Peter McMullen of Downpatrick, Northern Ireland, was seriously wounded at the Battle of Waterloo while serving with the 27th Foot.
“Incredibly, his heavily pregnant wife Elizabeth was watching the battle nearby and, fearing her husband was dead, she rushed into the midst of bodies.” She found Peter still (barely) alive, and attempted to carry him off the active battlefield, despite her condition. As she did this, she was shot in the leg with a musket ball.
After the battle, both Peter and Elizabeth were taken to a hospital in Antwerp, where Peter lost both of his arms due to injuries.
They were then transported to a hospital in Chelsea. While recuperating at the English hospital, Elizabeth gave birth to a baby girl.
Prince Frederick — the Duke of York, and Commander-in-Chief of the British Army — heard about the couple, and visited them at the hospital. While there, he agreed to be the baby’s godfather. And so the newborn “was christened Frederica McMullen of Waterloo” in his honor.

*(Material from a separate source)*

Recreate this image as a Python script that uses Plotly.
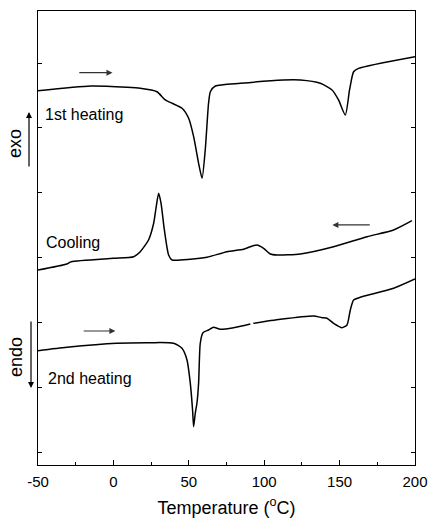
import plotly.graph_objects as go

# 1st heating
t1 = [-50, -15, 9, 17.8, 28.9, 34.4, 38.9, 45.5, 49.9, 53.2, 56.5, 58.8, 60.9, 63.1, 64.3, 67.6, 84.2,
      112.7, 124, 137.2, 145, 149.3, 153.8, 156.6, 159.3, 162.6, 200]
y1 = [5.574, 5.646, 5.626, 5.611, 5.558, 5.431, 5.380, 5.303, 5.149, 4.866, 4.457, 4.226, 4.662, 5.380, 5.558, 5.646, 5.688,
      5.738, 5.738, 5.688, 5.585, 5.431, 5.2, 5.585, 5.866, 5.918, 6.097]

# Cooling
t2 = [-50, -30.8, -28, 0, 13.4, 17.8, 23.3, 26.7, 28.4, 30, 31.6, 33.8, 36.6, 38.9, 51, 62.1, 75.3, 86.3,
      90.8, 95.2, 99.6, 104, 108.5, 124, 146, 168.2, 185.8, 198]
y2 = [2.815, 2.908, 2.943, 2.995, 3.020, 3.097, 3.277, 3.534, 3.789, 3.995, 3.842, 3.431, 3.046, 2.969, 2.98, 3.011, 3.097, 3.134,
      3.174, 3.2, 3.149, 3.062, 3.046, 3.062, 3.174, 3.328, 3.431, 3.574]

# 2nd heating
t3 = [-50, -30.8, 2.2, 24.5, 39.9, 45.5, 48.8, 51, 52.5, 53.2, 54.3, 55.4, 56.5, 57.6, 59.4, 63.1, 66.4, 70.9,
      79.7, 90.8, None, 92.8, 110.7, 132.8, 138.3, 141.6, 146, 151.6, 154.9, 157.1, 159.3, 163.7, 185.8, 200]
y3 = [1.574, 1.626, 1.688, 1.697, 1.688, 1.611, 1.431, 1.072, 0.662, 0.405, 0.611, 0.765, 1.072, 1.688, 1.851, 1.892, 1.934, 1.903,
      1.928, 1.985, None, 1.995, 2.057, 2.108, 2.082, 2.072, 1.995, 1.928, 1.969, 2.2, 2.354, 2.395, 2.534, 2.677]

x_ticks = [-50, 0, 50, 100, 150, 200]
x_ticklabels = ["-50", "0", "50", "100", "150", "200"]
y_ticks = [0, 1, 2, 3, 4, 5, 6]

FONT = "Arial, Liberation Sans, sans-serif"

fig = go.Figure()
for t, y in [(t1, y1), (t2, y2), (t3, y3)]:
    fig.add_trace(go.Scatter(x=t, y=y, mode="lines", connectgaps=False,
                             line=dict(color="black", width=1.5, shape="spline", smoothing=0.6),
                             showlegend=False, hoverinfo="skip"))

fig.update_layout(
    width=428, height=518,
    margin=dict(l=38, r=13, t=11, b=53),
    paper_bgcolor="white", plot_bgcolor="white",
    font=dict(family=FONT, color="black"),
    xaxis=dict(range=[-50, 200], tickvals=x_ticks, ticktext=x_ticklabels, automargin=False,
               ticks="inside", ticklen=5, tickwidth=1, tickcolor="black", ticklabelstandoff=3,
               minor=dict(ticks="inside", ticklen=3, dtick=25, tick0=-50, tickcolor="black"),
               showline=True, linecolor="black", linewidth=1, mirror=True,
               showgrid=False, zeroline=False, tickfont=dict(size=15),
               title=dict(text="Temperature (<sup>o</sup>C)", font=dict(size=18), standoff=13)),
    yaxis=dict(range=[-0.185, 6.8], tickvals=y_ticks, showticklabels=False, automargin=False,
               ticks="inside", ticklen=4, tickcolor="black",
               showline=True, linecolor="black", linewidth=1, mirror="ticks",
               showgrid=False, zeroline=False),
)

def pxx(px):
    return (px - 38) / 377.0

def pxy(py):
    return (465 - py) / 454.0

# side labels
fig.add_annotation(xref="paper", yref="paper", x=pxx(15), y=pxy(144), text="exo", textangle=-90,
                   xanchor="center", yanchor="middle", showarrow=False, font=dict(size=18))
fig.add_annotation(xref="paper", yref="paper", x=pxx(16), y=pxy(357), text="endo", textangle=-90,
                   xanchor="center", yanchor="middle", showarrow=False, font=dict(size=18))
fig.add_annotation(xref="paper", yref="paper", x=pxx(29), y=pxy(112), ax=0, ay=56, text="",
                   showarrow=True, arrowhead=2, arrowsize=1, arrowwidth=1.2, arrowcolor="black")
fig.add_annotation(xref="paper", yref="paper", x=pxx(31), y=pxy(388), ax=0, ay=-68, text="",
                   showarrow=True, arrowhead=2, arrowsize=1, arrowwidth=1.2, arrowcolor="black")

# curve labels
fig.add_annotation(x=-47, y=5.2, text="1st heating", showarrow=False, xanchor="left", font=dict(size=16))
fig.add_annotation(x=-46, y=3.245, text="Cooling", showarrow=False, xanchor="left", font=dict(size=16))
fig.add_annotation(x=-45, y=1.14, text="2nd heating", showarrow=False, xanchor="left", font=dict(size=16))

# direction arrows
for (xh, xt, yy) in [(-0.6, -23.6, 5.851), (145.2, 171, 3.508), (1.3, -20.7, 1.877)]:
    fig.add_annotation(x=xh, y=yy, ax=xt, ay=yy, axref="x", ayref="y", text="",
                       showarrow=True, arrowhead=2, arrowsize=1, arrowwidth=1.2, arrowcolor="#333333")

fig.write_html("out.html")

- Fowler, Julian. “Battle of Waterloo: Downpatrick private’s medal acquired by Enniskillen regimental museum.” BBC News NI 30 May 2015.
- Glover, Gareth. Waterloo: Myth and Reality. Barnsley, UK: Pen & Sword, 2014.
- Kelly, Christopher. A full and circumstantial account of the memorable battle of Waterloo. London: Thomas Kelly, 1817.